Ritual sacrifices for whatever purpose is a wicked act, condemnable and indefensible. It is important that the society is alive to new dimensions of this ignoble practice. People use their wives, husbands, children or relatives for money ritual. Sometimes too, people use parts of their body, hair or finger-nails for ritual purposes in order to make money or gain one advantage or another. Young men now use their sperms for money rituals. When they become wealthy, ladies besiege them for marriage. The consequence of the sperm money ritual manifests in sterility and barrenness because the young man is not able to impregnate his wife. While the lady basks in the euphoria of getting married to a millionaire with a ground-breaking wedding, unknown to her, she is sold out to the devil and will never conceive. Eventually, she is thrown into emotional turmoil and begins to run from pillar to post for a miracle child. The devil’s gift is always predicated on an incongruous exchange.
In a new dimension, the wicked now visit salons to pick original human hair for money ritual purposes. They also steal clothes in people’s compounds spread out to dry. They visit hospital waste bins for female sanitary pads, pampers, umbilical cords of newborn babies, and other forms of human waste. I remember clearly when as schoolboys, we were regaled with tales from Lagos narrating how people’s private parts got missing at the touch of a ritualist. It didn’t make sense to our puerile minds in those days because it lacked veracity. For us, it was inexplicable magic. But now, like Celine Dion, “it is all coming back to me”.

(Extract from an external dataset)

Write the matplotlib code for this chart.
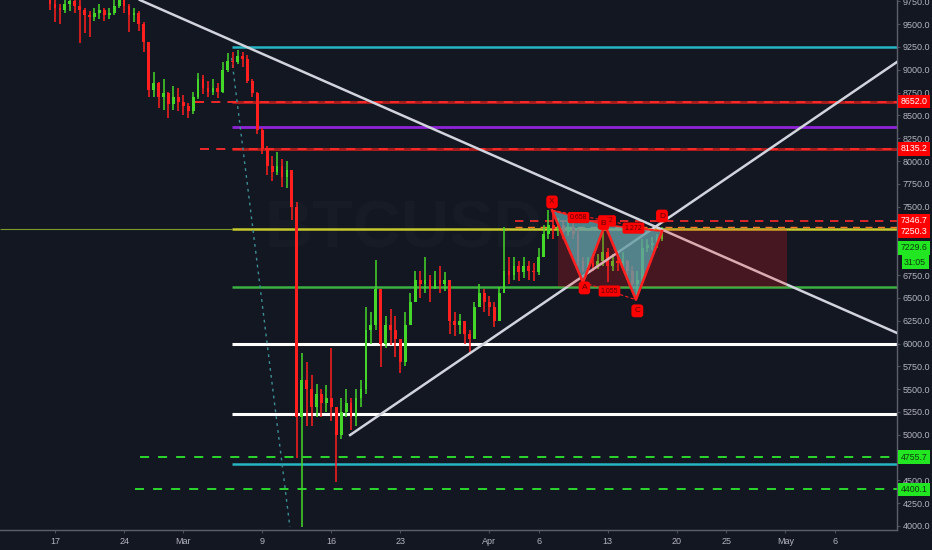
import numpy as np
import matplotlib.pyplot as plt
import matplotlib.transforms as mtransforms
from matplotlib.patches import Polygon, Rectangle

plt.rcParams['font.family'] = ['Liberation Sans', 'DejaVu Sans']

# --- dados (candles de 12h, dia 0 = 1 de fevereiro) ---
abertura_inicial = 10150
fechamento = [
    10200, 10250, 10320, 10280, 10150, 10250, 10180, 10050, 9950, 9850,
    9720, 9680, 9650, 9720, 9750, 9700, 9650, 9600, 9580, 9620,
    9650, 9600, 9620, 9700, 9780, 9700, 9600, 9620, 9500, 9300,
    8780, 8850, 8700, 8750, 8620, 8700, 8650, 8600, 8550, 8700,
    8900, 8800, 8760, 8800, 8760, 9000, 9100, 9080, 9150, 9120,
    8880, 8750, 8340, 8130, 7950, 7880, 7950, 7830, 7900, 7500,
    5200, 5600, 5500, 5300, 5450, 5350, 5400, 5300, 5000, 5250,
    5350, 5200, 5400, 5500, 6150, 6200, 6600, 6000, 6200, 6150,
    6050, 5800, 6200, 6450, 6700, 6650, 6700, 6600, 6700, 6650,
    6700, 6250, 6200, 6250, 6100, 6050, 6400, 6550, 6450, 6400,
    6250, 6550, 6800, 6750, 6850, 6780, 6850, 6800, 6780, 6950,
    7200, 7300, 7250, 7300, 7220, 7280, 7200, 6900, 6800, 6880,
    6850, 6900, 7000, 6850, 6900, 6880, 6900, 6800, 6650, 6700,
    7050, 7080, 7100, 7150, 7230,
]
maximas = [
    10300, 10330, 10400, 10350, 10300, 10320, 10280, 10200, 10080, 9960,
    9860, 9800, 9720, 9800, 9820, 9780, 9800, 9680, 9640, 9680,
    9720, 9680, 9680, 9800, 9850, 9800, 9720, 9680, 9640, 9520,
    9300, 8980, 8870, 8900, 8760, 8820, 8800, 8720, 8640, 8760,
    8960, 8940, 8880, 8900, 8850, 9080, 9180, 9200, 9220, 9200,
    9160, 8900, 8760, 8360, 8160, 8050, 8100, 8020, 8000, 7900,
    7550, 5900, 5800, 5650, 5560, 5500, 5550, 5950, 5300, 5400,
    5500, 5400, 5500, 5600, 6400, 6350, 6915, 6600, 6300, 6380,
    6300, 6050, 6350, 6550, 6800, 6800, 6950, 6750, 6800, 6850,
    6780, 6700, 6350, 6320, 6250, 6150, 6450, 6650, 6600, 6520,
    6450, 6620, 7280, 6950, 6950, 6900, 6950, 6900, 6880, 7050,
    7300, 7460, 7420, 7380, 7350, 7380, 7320, 7250, 6950, 6950,
    6950, 6980, 7250, 7050, 6980, 6960, 7000, 6920, 6850, 6800,
    7150, 7150, 7170, 7200, 7280,
]
minimas = [
    10100, 10150, 10200, 10180, 10080, 10100, 10080, 9980, 9880, 9780,
    9650, 9520, 9500, 9620, 9640, 9620, 9290, 9400, 9360, 9540,
    9560, 9540, 9560, 9600, 9680, 9620, 9410, 9520, 9420, 9200,
    8700, 8700, 8580, 8560, 8470, 8560, 8550, 8500, 8470, 8520,
    8680, 8730, 8700, 8720, 8690, 8750, 8980, 9020, 9060, 9030,
    8850, 8700, 8300, 8080, 7850, 7780, 7850, 7720, 7700, 7350,
    4750, 3990, 5100, 5100, 5200, 5200, 5250, 5150, 4480, 4950,
    5200, 5050, 5100, 5300, 5450, 6000, 6150, 5740, 5950, 5980,
    5850, 5680, 5750, 6200, 6450, 6500, 6550, 6450, 6600, 6550,
    6580, 6100, 6080, 6100, 6000, 5900, 6050, 6400, 6350, 6300,
    6180, 6250, 6550, 6650, 6700, 6680, 6720, 6700, 6680, 6750,
    6950, 7150, 7150, 7180, 7150, 7180, 7150, 6850, 6780, 6790,
    6800, 6820, 6850, 6675, 6800, 6800, 6820, 6700, 6600, 6500,
    6680, 7000, 7020, 7050, 7120,
]

datas_ticks = [16, 23, 29, 37, 44, 51, 60, 65, 72, 79, 84, 90, 95]
datas_rotulos = ['17', '24', 'Mar', '9', '16', '23', 'Apr', '6', '13', '20', '25', 'May', '6']
precos_ticks = [4000 + 250 * k for k in range(24)]

# linhas horizontais
ciano_precos = [9250, 4680]
vermelho_tracejado_precos = [8652.0, 8135.2]
vermelho_tracejado_inicio = [30.2, 30.7]
roxo_preco = 8370
alvo_tracejado = 7346.7
amarelo_preco = 7250
verde_preco = 6620
branco_precos = [6000, 5230]
verde_tracejado_precos = [4755.7, 4400.1]
verde_tracejado_inicio = [24.6, 24.1]
inicio_niveis = 33.9

# linhas de tendencia (dia, preco)
tendencia_baixa = ([24.6, 101.3], [9765, 6116])
tendencia_alta = ([45.9, 101.3], [4997, 9085])
linha_pontilhada = ([33.9, 39.8], [9130, 3990])

# padrao XABCD
padrao_letras = ['X', 'A', 'B', 'C', 'D']
padrao_dias = [66.36, 69.5, 71.72, 74.86, 77.5]
padrao_precos = [7460, 6670, 7300, 6480, 7230]
razoes = ['0.658', '0.72', '1.055', '1.272']
razoes_pares = [(0, 2), (0, 4), (1, 3), (2, 4)]

# caixa de posicao
caixa_dias = [66.96, 90.16]
caixa_precos = [6620, 7250]

# rotulos do eixo de precos
rotulos_vermelhos = [8652.0, 8135.2, 7346.7, 7250.3]
rotulos_verdes = [7229.6, 4755.7, 4400.1]
contagem = '31:05'

fundo = '#131722'
texto_eixo = '#b2b5be'

fig = plt.figure(figsize=(9.32, 5.5), dpi=100, facecolor=fundo)
ax = fig.add_axes([0, 20 / 550, 897 / 932, 530 / 550])
ax.set_facecolor(fundo)
ax.set_xlim(10.43, 101.31)
ax.set_ylim(3956, 9765)

# --- marca d'agua ---
ax.text(51.3, 7244, 'BTCUSD', fontsize=48, fontweight='bold', color='#171b26',
        ha='center', va='center', zorder=0)

# --- candles ---
fechamento = np.array(fechamento, dtype=float)
aberturas = np.concatenate([[abertura_inicial], fechamento[:-1]])
maximas = np.maximum(np.array(maximas, dtype=float), np.maximum(aberturas, fechamento))
minimas = np.minimum(np.array(minimas, dtype=float), np.minimum(aberturas, fechamento))
dias = 10.5 + 0.5 * np.arange(len(fechamento))
cores = np.where(fechamento >= aberturas, '#45d62a', '#ff1f1f')
ax.vlines(dias, minimas, maximas, colors=cores, lw=1.1, zorder=3)
alturas = np.maximum(np.abs(fechamento - aberturas), 12)
ax.bar(dias, alturas, bottom=np.minimum(aberturas, fechamento), width=0.28,
       color=cores, zorder=3)

# --- niveis ---
xmax = 101.31
for p in ciano_precos:
    ax.hlines(p, inicio_niveis, xmax, color='#26b5c3', lw=1.8, zorder=2)
for p, x0 in zip(vermelho_tracejado_precos, vermelho_tracejado_inicio):
    ax.hlines(p, inicio_niveis, xmax, color='#a51c1c', lw=2.2, zorder=2)
    ax.hlines(p, x0, xmax, color='#ff2a2a', lw=1.3, ls=(0, (5, 4)), zorder=2)
ax.hlines(roxo_preco, inicio_niveis, xmax, color='#8e24d8', lw=2, zorder=2)
ax.hlines(alvo_tracejado, 62.6, xmax, color='#ff2a2a', lw=1.2, ls=(0, (5, 4)), zorder=2)
ax.hlines(amarelo_preco, 10.43, inicio_niveis, color='#7c9a2a', lw=0.8, zorder=2)
ax.hlines(amarelo_preco, inicio_niveis, xmax, color='#c6c92c', lw=1.8, zorder=2)
ax.hlines(amarelo_preco + 25, 62.6, xmax, color='#ff7a2a', lw=1.0, ls=(0, (5, 4)), zorder=2)
ax.hlines(verde_preco, inicio_niveis, xmax, color='#3cb043', lw=1.8, zorder=2)
for p in branco_precos:
    ax.hlines(p, inicio_niveis, xmax, color='#ffffff', lw=2.2, zorder=2)
for p, x0 in zip(verde_tracejado_precos, verde_tracejado_inicio):
    ax.hlines(p, x0, xmax, color='#2ee62e', lw=1.3, ls=(0, (5, 5)), zorder=2)

# --- tendencias ---
ax.plot(*tendencia_baixa, color='#d1d4dc', lw=1.8, zorder=4)
ax.plot(*tendencia_alta, color='#d1d4dc', lw=1.8, zorder=4)
ax.plot(*linha_pontilhada, color='#3e8e96', lw=1.0, ls=(0, (2, 3)), zorder=2)

# --- caixa de posicao ---
ax.add_patch(Rectangle((caixa_dias[0], caixa_precos[0]), caixa_dias[1] - caixa_dias[0],
                       caixa_precos[1] - caixa_precos[0], fc='#ff1a1a', alpha=0.22,
                       ec='none', zorder=5))

# --- padrao XABCD ---
pts = list(zip(padrao_dias, padrao_precos))
for tri in (pts[0:3], pts[2:5]):
    ax.add_patch(Polygon(tri, closed=True, fc='#5aa7ae', alpha=0.75, ec='#ff2020',
                         lw=1.2, zorder=6))
ax.plot(padrao_dias, padrao_precos, color='#ff2020', lw=1.8, zorder=7)
for (i, j), r in zip(razoes_pares, razoes):
    ax.plot([padrao_dias[i], padrao_dias[j]], [padrao_precos[i], padrao_precos[j]],
            color='#ff2020', lw=0.8, ls=(0, (3, 2)), zorder=7)
    ax.text((padrao_dias[i] + padrao_dias[j]) / 2, (padrao_precos[i] + padrao_precos[j]) / 2,
            r, fontsize=5, color='#5c0000', ha='center', va='center', zorder=8,
            bbox=dict(boxstyle='round,pad=0.3', fc='#ff0000', ec='none'))
deslocamentos = [(0, 6), (1, -4), (-1, 1), (1, -8), (0, 11)]
for letra, (dx, dy), xy in zip(padrao_letras, deslocamentos, pts):
    ax.annotate(letra, xy, xytext=(dx, dy), textcoords='offset points', fontsize=6,
                color='#5c0000', ha='center', va='center', zorder=9,
                bbox=dict(boxstyle='round,pad=0.35', fc='#ff0000', ec='none'))

# --- eixos ---
ax.yaxis.tick_right()
ax.set_yticks(precos_ticks)
ax.set_yticklabels([f'{p:.1f}' for p in precos_ticks])
ax.set_xticks(datas_ticks)
ax.set_xticklabels(datas_rotulos)
ax.tick_params(axis='both', colors='#4a4e5a', labelcolor=texto_eixo, labelsize=6.5,
               length=2, pad=3)
ax.tick_params(axis='y', pad=2)
for s in ('top', 'left'):
    ax.spines[s].set_visible(False)
for s in ('right', 'bottom'):
    ax.spines[s].set_color('#5d606b')
    ax.spines[s].set_linewidth(1.0)

# --- rotulos de preco (posicao na tela em y; os de 7229.6 ficam deslocados) ---
trans = mtransforms.blended_transform_factory(ax.transAxes, ax.transData)
pos_vermelhos = [8652.0, 8135.2, 7346.7, 7228]
pos_verdes = [7047, 4755.7, 4400.1]
for p, y in zip(rotulos_vermelhos, pos_vermelhos):
    ax.text(1.004, y, f'{p:.1f}', transform=trans, fontsize=6.3, color='white',
            ha='left', va='center', clip_on=False, zorder=10,
            bbox=dict(boxstyle='square,pad=0.28', fc='#ff0000', ec='none'))
for p, y in zip(rotulos_verdes, pos_verdes):
    ax.text(1.004, y, f'{p:.1f}', transform=trans, fontsize=6.3, color='#0d3b0d',
            ha='left', va='center', clip_on=False, zorder=10,
            bbox=dict(boxstyle='square,pad=0.28', fc='#22e622', ec='none'))
ax.text(1.008, 6893, contagem, transform=trans, fontsize=6.3,
        color='#0d3b0d', ha='left', va='center', clip_on=False, zorder=10,
        bbox=dict(boxstyle='square,pad=0.28', fc='#22e622', ec='none'))

fig.savefig('out.png', dpi=100, facecolor=fundo)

The repercussions for money ritual are inevitable. They manifest in different ways, some of them too grisly to recount. Sometimes, the perpetrators die suddenly in disgraceful fashion. Sometimes too, they eat their own human waste, run mad and walk about naked. Other times, parts of their bodies decay gradually until they die. Also, some of them go through unimaginable experiences at night having frequent encounters with spirits and apparitions. Some die by thunder strike which mangles their bodies beyond recognition.
Some die in motor accidents where their bodies are plastered on the road. Indeed, any short cut to success will lead to a short cut to life. Our society must be alive to these and other absurdities that have unfortunately characterized our generation. Since we are living in times when everybody is responsible for himself with a minimal or no government input, it is advised that we should all be alert and not become mindless accomplices in an evil endeavour.